James Graham's play This House
James Graham's play This House

There has been a spate of “Brexit plays” and I didn’t want to add to that. I am much more interested in what was behind the vote for Brexit and why, for instance, 85 per cent of Tories voted “remain” in 1975, but only half that proportion did the same in 2016. This is, in my view, too little discussed. Millions of voters evidently believe they have had their inheritance as a nation tainted or denied to them and took a chance on Brexit as a means of alerting the political establishment to their deeply-felt sense of discontent.

If theatre is to have any useful purpose, it must be a safe place for discussing dangerous questions, so a play on the subject of culture, immigration and populism began to take shape in my mind. My play’s premise, that a Labour MP might respond to deselection by “going rogue” and setting up his own, aggressively populist political movement, may have seemed fanciful when I began my work, less than three years ago. Now, perhaps, we are staging the piece just in time to prevent life overtaking art.

To some extent, all theatre is political, and there have certainly always been political playwrights. If theatre serves any purpose, other than to entertain, then it must shine light upon the human condition. Every decision I make as a writer, and every decision the director makes, is by its connate nature subjective. Whether consciously or unconsciously, we seek to induce the audience to see the world through our eyes, through the prism of our perceptions and belief systems.

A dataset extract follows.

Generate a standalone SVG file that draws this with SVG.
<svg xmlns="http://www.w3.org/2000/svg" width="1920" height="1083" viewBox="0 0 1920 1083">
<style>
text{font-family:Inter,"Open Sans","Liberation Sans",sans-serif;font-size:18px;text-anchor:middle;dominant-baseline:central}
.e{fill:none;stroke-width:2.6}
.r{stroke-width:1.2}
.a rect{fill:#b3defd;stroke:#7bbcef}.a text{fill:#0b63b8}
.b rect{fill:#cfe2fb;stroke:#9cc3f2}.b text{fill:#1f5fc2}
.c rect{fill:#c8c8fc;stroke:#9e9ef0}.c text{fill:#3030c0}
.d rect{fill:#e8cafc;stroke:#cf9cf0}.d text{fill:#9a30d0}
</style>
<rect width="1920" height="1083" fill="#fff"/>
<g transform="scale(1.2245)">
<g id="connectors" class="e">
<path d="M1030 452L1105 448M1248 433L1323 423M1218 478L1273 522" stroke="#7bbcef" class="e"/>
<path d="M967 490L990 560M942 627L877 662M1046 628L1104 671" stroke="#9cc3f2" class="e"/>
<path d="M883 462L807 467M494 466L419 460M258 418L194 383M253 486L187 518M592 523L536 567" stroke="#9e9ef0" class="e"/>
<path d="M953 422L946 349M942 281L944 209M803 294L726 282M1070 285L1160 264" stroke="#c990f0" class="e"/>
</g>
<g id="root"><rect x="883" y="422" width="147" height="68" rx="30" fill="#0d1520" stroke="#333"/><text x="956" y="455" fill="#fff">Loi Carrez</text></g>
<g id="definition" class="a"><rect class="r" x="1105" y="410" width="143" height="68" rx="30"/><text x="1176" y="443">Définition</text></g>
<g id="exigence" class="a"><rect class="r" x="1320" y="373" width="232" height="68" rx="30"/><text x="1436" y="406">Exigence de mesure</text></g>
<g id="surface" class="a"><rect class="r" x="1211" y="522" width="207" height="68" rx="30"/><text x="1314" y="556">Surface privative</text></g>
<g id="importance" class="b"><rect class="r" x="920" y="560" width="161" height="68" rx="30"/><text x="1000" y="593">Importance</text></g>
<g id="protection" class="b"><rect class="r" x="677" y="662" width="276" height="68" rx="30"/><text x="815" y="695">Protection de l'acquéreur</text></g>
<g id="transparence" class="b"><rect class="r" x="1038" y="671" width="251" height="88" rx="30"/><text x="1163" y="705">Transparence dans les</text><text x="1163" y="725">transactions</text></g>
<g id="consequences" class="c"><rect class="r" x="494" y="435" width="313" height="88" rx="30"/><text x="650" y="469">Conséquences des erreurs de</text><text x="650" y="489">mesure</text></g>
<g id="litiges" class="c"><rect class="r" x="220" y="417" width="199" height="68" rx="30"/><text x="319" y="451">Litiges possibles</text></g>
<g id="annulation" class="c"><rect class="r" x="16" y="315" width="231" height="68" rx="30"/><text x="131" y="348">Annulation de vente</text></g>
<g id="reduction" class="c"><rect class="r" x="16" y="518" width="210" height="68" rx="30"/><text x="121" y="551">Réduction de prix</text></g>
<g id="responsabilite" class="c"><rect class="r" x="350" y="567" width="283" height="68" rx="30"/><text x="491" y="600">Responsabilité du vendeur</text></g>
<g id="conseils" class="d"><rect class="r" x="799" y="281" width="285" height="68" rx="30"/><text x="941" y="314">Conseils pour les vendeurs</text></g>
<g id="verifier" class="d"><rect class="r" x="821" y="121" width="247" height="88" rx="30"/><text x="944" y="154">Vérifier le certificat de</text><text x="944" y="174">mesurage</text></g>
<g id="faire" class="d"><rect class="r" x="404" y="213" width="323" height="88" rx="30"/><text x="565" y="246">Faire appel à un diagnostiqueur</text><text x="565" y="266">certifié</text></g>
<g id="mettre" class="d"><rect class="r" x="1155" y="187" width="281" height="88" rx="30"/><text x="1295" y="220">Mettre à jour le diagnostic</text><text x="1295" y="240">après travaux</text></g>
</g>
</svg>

My politics and those of the director are very different. I am a former Conservative candidate and he is a Labour activist, but our creative relationship could work only if I gave him his head. He and his cast have duly recreated my play in their own image; and I love it. That is the essence of theatre and it is pure politics.

I have been politically active for three decades for one, simple reason: because I believe politics can indeed change people’s lives for the better; that politicians can make a difference. This flirtation of mine with theatre has persuaded me, beyond any doubt whatsoever, that theatre can do the same.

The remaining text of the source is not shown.